[Code that draws figures]
★ ★ ★
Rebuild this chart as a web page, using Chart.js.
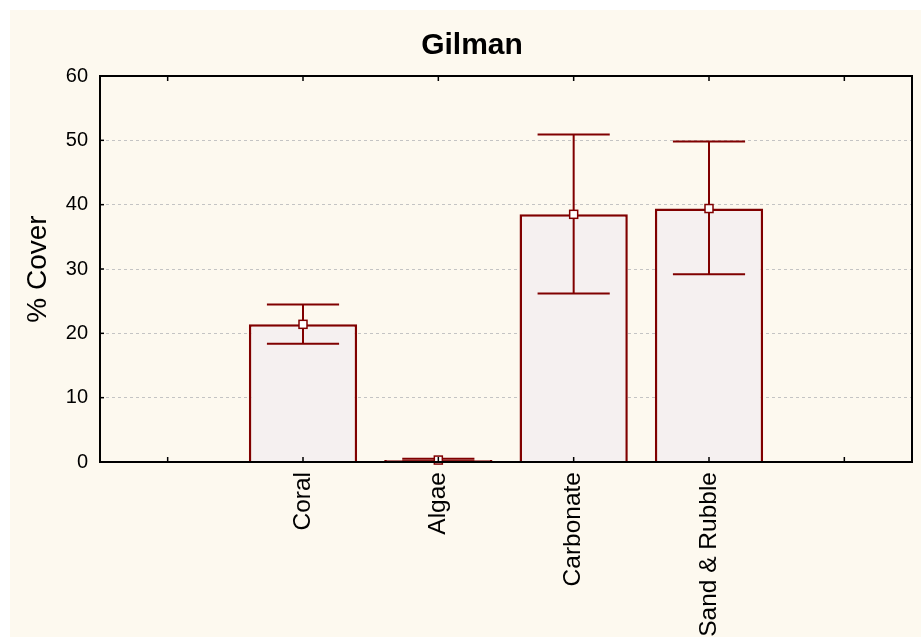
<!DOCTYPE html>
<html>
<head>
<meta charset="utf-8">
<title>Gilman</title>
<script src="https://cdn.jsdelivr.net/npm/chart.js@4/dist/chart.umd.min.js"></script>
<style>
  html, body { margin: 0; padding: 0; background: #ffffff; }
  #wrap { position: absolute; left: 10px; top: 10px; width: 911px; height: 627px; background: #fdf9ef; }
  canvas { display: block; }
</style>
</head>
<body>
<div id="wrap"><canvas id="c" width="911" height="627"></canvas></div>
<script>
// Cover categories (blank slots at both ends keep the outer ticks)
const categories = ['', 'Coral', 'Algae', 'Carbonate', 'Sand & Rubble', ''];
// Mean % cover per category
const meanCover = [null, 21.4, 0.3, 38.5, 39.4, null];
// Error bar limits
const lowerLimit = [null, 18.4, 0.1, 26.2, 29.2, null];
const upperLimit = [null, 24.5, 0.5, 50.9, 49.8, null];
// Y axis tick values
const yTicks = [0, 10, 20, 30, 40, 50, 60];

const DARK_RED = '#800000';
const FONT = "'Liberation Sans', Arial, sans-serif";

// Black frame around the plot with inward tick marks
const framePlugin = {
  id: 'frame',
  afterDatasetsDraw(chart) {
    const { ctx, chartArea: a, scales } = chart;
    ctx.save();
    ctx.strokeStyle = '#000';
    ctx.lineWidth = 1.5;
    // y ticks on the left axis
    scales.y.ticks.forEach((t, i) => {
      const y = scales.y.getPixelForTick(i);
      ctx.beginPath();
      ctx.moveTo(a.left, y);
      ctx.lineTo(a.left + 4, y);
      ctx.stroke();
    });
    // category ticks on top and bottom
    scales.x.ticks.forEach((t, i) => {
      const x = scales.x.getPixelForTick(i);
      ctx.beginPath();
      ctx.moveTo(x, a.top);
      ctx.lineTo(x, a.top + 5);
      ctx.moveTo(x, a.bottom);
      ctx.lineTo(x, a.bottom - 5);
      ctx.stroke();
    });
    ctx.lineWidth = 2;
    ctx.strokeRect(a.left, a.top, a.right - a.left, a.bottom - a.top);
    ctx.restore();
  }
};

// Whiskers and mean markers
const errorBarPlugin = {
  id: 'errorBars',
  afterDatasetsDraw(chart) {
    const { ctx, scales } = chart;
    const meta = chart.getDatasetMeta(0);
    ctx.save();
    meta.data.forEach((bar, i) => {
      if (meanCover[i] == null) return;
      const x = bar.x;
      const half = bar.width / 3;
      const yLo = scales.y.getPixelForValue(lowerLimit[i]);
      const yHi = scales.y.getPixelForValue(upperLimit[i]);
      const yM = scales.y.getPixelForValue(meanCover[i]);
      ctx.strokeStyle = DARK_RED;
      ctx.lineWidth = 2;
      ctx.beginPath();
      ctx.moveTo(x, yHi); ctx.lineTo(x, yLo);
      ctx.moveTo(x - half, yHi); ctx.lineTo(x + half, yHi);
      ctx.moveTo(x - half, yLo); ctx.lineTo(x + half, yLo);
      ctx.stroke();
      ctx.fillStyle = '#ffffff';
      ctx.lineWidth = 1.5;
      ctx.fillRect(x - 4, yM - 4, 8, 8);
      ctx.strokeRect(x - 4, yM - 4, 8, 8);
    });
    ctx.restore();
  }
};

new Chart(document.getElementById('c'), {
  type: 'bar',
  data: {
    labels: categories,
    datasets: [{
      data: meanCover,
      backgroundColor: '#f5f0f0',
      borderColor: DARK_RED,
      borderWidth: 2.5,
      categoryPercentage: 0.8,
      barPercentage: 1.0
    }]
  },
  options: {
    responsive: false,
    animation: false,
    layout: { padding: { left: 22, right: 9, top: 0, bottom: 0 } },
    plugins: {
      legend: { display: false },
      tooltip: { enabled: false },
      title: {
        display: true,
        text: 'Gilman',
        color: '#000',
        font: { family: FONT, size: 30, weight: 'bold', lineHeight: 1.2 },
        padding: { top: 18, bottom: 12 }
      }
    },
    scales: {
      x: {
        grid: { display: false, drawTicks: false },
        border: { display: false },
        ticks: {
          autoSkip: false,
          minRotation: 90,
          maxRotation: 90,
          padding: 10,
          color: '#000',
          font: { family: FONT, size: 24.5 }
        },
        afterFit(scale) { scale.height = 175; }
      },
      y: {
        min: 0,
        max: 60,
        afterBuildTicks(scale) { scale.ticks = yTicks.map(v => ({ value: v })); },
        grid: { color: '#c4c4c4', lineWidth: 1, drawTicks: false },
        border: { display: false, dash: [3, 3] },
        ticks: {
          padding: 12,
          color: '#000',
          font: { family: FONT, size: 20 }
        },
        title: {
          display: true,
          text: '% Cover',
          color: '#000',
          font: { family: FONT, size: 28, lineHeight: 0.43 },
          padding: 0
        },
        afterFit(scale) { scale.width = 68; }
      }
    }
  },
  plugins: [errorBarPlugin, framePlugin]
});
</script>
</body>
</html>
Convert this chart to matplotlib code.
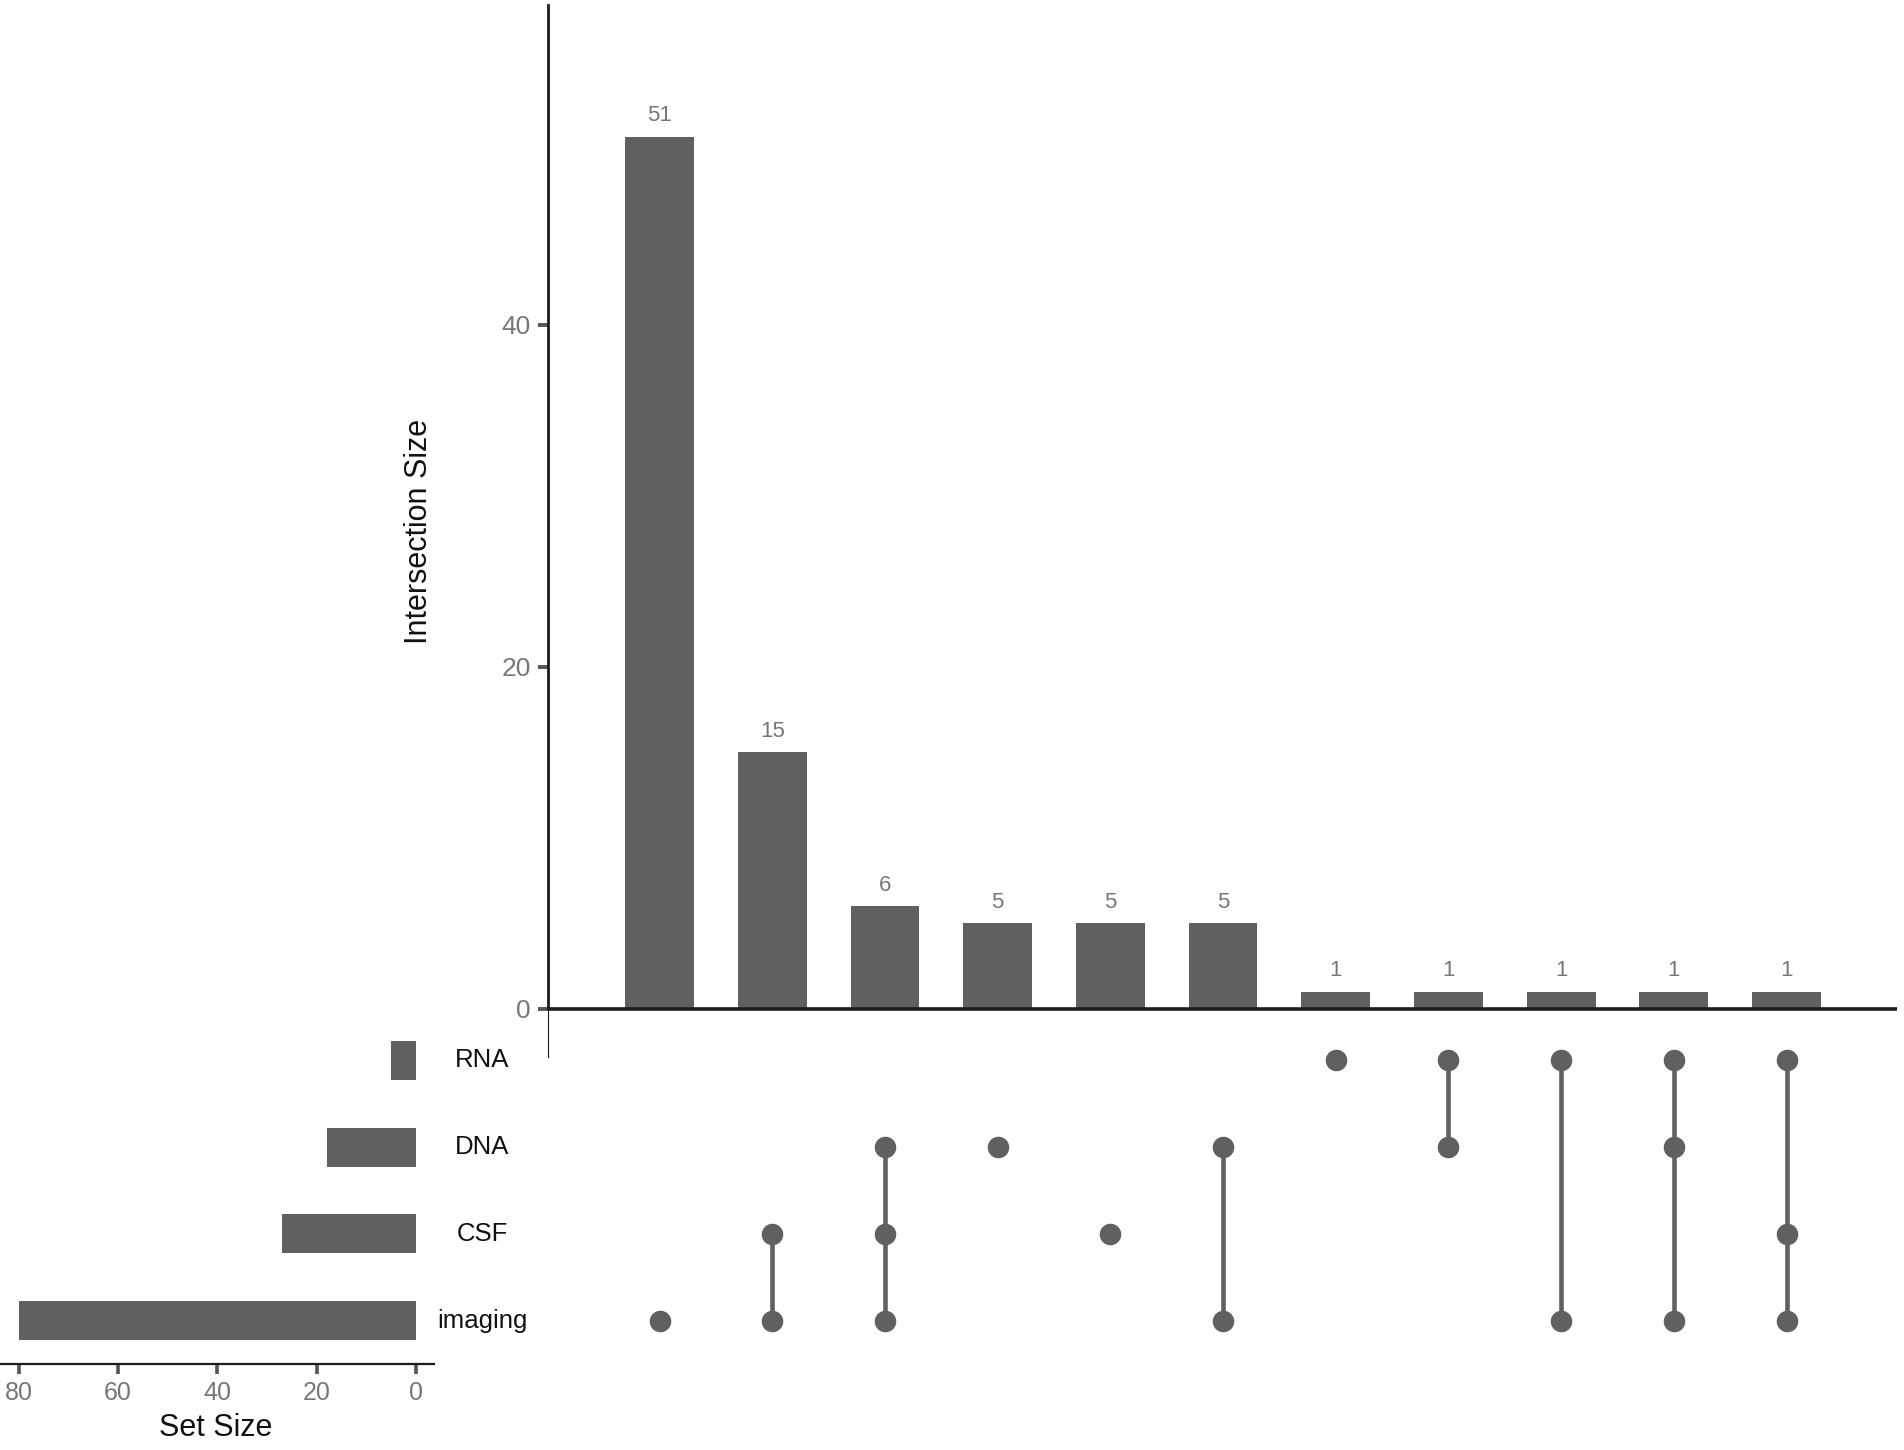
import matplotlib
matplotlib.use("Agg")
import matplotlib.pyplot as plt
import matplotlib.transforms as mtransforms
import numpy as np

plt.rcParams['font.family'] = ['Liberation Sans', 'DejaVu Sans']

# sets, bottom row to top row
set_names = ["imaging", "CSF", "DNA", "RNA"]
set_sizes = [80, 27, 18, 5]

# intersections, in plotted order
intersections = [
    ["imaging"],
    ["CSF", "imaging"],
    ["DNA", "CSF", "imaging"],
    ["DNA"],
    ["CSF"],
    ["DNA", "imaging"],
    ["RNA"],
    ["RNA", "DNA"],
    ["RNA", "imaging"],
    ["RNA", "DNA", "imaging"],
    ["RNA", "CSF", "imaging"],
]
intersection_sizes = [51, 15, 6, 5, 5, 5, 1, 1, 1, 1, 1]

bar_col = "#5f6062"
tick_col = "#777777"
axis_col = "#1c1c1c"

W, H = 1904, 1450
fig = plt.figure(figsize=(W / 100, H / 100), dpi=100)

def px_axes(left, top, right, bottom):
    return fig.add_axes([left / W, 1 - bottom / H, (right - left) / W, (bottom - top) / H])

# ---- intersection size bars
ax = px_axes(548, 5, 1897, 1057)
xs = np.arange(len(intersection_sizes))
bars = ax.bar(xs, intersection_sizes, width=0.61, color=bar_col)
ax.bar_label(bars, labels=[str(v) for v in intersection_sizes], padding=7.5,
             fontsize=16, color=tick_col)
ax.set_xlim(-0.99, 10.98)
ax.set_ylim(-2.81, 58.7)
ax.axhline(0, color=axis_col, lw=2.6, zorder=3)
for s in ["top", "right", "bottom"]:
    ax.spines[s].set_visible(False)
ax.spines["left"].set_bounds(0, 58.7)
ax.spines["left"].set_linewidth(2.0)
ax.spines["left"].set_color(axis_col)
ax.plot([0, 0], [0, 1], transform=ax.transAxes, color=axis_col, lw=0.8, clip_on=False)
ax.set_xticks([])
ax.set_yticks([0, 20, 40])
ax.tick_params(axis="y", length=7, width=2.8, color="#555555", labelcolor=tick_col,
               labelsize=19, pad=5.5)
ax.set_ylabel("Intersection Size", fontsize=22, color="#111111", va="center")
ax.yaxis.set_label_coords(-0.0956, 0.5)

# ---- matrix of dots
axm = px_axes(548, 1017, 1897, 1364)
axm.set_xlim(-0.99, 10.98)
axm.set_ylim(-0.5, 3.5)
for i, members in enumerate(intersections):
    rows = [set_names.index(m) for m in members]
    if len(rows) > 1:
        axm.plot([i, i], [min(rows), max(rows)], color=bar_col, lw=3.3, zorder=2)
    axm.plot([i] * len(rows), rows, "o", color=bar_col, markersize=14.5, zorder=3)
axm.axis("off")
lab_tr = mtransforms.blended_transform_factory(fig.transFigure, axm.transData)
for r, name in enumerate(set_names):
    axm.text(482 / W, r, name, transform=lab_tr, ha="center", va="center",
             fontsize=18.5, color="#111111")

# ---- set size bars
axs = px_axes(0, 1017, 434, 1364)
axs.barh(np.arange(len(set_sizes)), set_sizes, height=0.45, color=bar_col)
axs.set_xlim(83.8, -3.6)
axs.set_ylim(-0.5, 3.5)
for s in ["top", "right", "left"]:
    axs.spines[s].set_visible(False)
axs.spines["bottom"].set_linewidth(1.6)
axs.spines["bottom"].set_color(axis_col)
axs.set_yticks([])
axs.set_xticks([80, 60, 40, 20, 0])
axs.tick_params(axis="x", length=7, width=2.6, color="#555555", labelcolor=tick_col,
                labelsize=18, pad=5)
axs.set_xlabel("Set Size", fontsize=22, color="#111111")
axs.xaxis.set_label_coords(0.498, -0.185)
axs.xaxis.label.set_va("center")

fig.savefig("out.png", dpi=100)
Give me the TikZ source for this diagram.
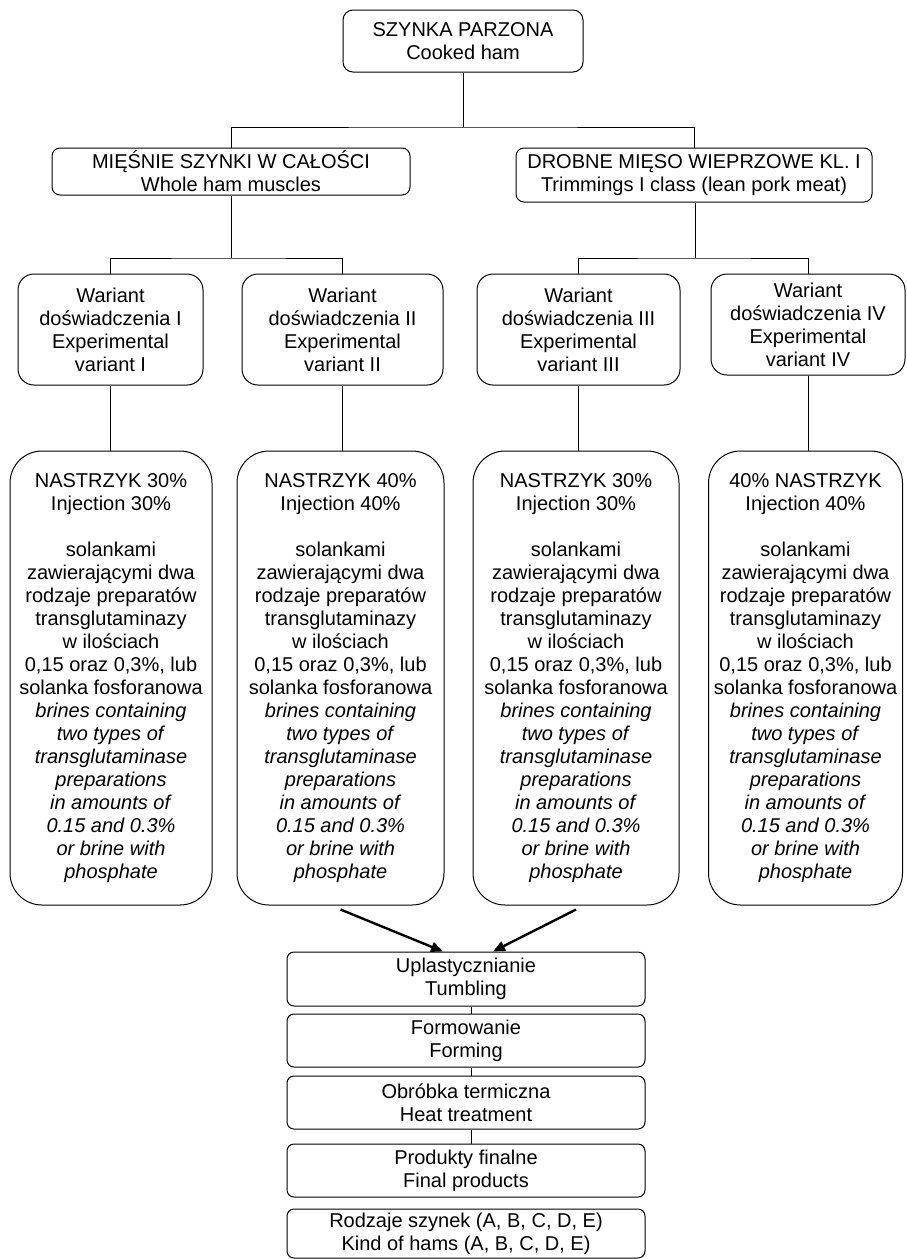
★ ★ ★
To do: Write out the lines from the one containing "Convert this chart to matplotlib code." down to the one containing "1, 1, 1, 1, 1]", both included, exactly as they appear. Leave out any pictures.

Response to the task:
Convert this chart to matplotlib code.
import matplotlib
matplotlib.use("Agg")
import matplotlib.pyplot as plt
import matplotlib.transforms as mtransforms
import numpy as np

plt.rcParams['font.family'] = ['Liberation Sans', 'DejaVu Sans']

# sets, bottom row to top row
set_names = ["imaging", "CSF", "DNA", "RNA"]
set_sizes = [80, 27, 18, 5]

# intersections, in plotted order
intersections = [
    ["imaging"],
    ["CSF", "imaging"],
    ["DNA", "CSF", "imaging"],
    ["DNA"],
    ["CSF"],
    ["DNA", "imaging"],
    ["RNA"],
    ["RNA", "DNA"],
    ["RNA", "imaging"],
    ["RNA", "DNA", "imaging"],
    ["RNA", "CSF", "imaging"],
]
intersection_sizes = [51, 15, 6, 5, 5, 5, 1, 1, 1, 1, 1]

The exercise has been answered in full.